> **Given instruction**
Return all of the data exactly as written, without the pictures.

> **Data shown**
^^^^^^^^^^^^^^^^

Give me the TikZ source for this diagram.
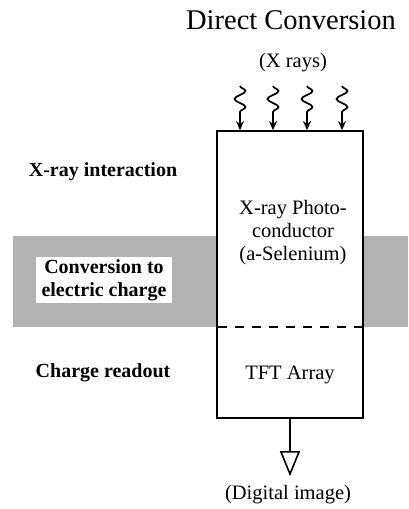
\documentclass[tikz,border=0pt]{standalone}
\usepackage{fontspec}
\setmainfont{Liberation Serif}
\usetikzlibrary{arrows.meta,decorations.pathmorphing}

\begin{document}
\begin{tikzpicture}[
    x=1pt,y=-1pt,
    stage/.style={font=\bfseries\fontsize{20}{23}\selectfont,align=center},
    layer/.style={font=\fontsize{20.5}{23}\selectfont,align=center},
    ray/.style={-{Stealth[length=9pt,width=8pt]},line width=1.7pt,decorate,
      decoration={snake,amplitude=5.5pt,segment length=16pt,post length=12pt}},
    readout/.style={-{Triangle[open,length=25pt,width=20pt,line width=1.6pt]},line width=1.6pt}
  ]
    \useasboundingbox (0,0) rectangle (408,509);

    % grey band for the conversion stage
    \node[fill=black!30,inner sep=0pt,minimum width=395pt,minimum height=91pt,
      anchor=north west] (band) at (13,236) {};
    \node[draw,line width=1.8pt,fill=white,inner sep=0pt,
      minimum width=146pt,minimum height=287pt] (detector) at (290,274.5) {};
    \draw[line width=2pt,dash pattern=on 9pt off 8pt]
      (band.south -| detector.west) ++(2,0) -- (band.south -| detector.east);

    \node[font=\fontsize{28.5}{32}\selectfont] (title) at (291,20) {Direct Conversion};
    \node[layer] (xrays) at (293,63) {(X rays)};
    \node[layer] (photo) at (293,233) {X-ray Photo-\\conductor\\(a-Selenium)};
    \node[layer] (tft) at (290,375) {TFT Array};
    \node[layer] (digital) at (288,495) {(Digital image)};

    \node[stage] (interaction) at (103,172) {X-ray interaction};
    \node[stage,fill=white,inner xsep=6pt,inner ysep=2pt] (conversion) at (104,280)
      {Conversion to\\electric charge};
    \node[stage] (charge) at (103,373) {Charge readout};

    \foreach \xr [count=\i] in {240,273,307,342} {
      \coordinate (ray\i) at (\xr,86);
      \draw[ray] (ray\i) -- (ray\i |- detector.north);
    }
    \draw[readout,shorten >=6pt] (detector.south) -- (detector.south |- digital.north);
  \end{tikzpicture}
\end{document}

^^^^^^^^^^^^^^^^

> **Task output**
Give me the TikZ source for this diagram.
\documentclass[tikz,border=0pt]{standalone}
\usepackage{fontspec}
\setmainfont{Liberation Serif}
\usetikzlibrary{arrows.meta,decorations.pathmorphing}

\begin{document}
\begin{tikzpicture}[
    x=1pt,y=-1pt,
    stage/.style={font=\bfseries\fontsize{20}{23}\selectfont,align=center},
    layer/.style={font=\fontsize{20.5}{23}\selectfont,align=center},
    ray/.style={-{Stealth[length=9pt,width=8pt]},line width=1.7pt,decorate,
      decoration={snake,amplitude=5.5pt,segment length=16pt,post length=12pt}},
    readout/.style={-{Triangle[open,length=25pt,width=20pt,line width=1.6pt]},line width=1.6pt}
  ]
    \useasboundingbox (0,0) rectangle (408,509);

    % grey band for the conversion stage
    \node[fill=black!30,inner sep=0pt,minimum width=395pt,minimum height=91pt,
      anchor=north west] (band) at (13,236) {};
    \node[draw,line width=1.8pt,fill=white,inner sep=0pt,
      minimum width=146pt,minimum height=287pt] (detector) at (290,274.5) {};
    \draw[line width=2pt,dash pattern=on 9pt off 8pt]
      (band.south -| detector.west) ++(2,0) -- (band.south -| detector.east);

    \node[font=\fontsize{28.5}{32}\selectfont] (title) at (291,20) {Direct Conversion};
    \node[layer] (xrays) at (293,63) {(X rays)};
    \node[layer] (photo) at (293,233) {X-ray Photo-\\conductor\\(a-Selenium)};
    \node[layer] (tft) at (290,375) {TFT Array};
    \node[layer] (digital) at (288,495) {(Digital image)};

    \node[stage] (interaction) at (103,172) {X-ray interaction};
    \node[stage,fill=white,inner xsep=6pt,inner ysep=2pt] (conversion) at (104,280)
      {Conversion to\\electric charge};
    \node[stage] (charge) at (103,373) {Charge readout};

    \foreach \xr [count=\i] in {240,273,307,342} {
      \coordinate (ray\i) at (\xr,86);
      \draw[ray] (ray\i) -- (ray\i |- detector.north);
    }
    \draw[readout,shorten >=6pt] (detector.south) -- (detector.south |- digital.north);
  \end{tikzpicture}
\end{document}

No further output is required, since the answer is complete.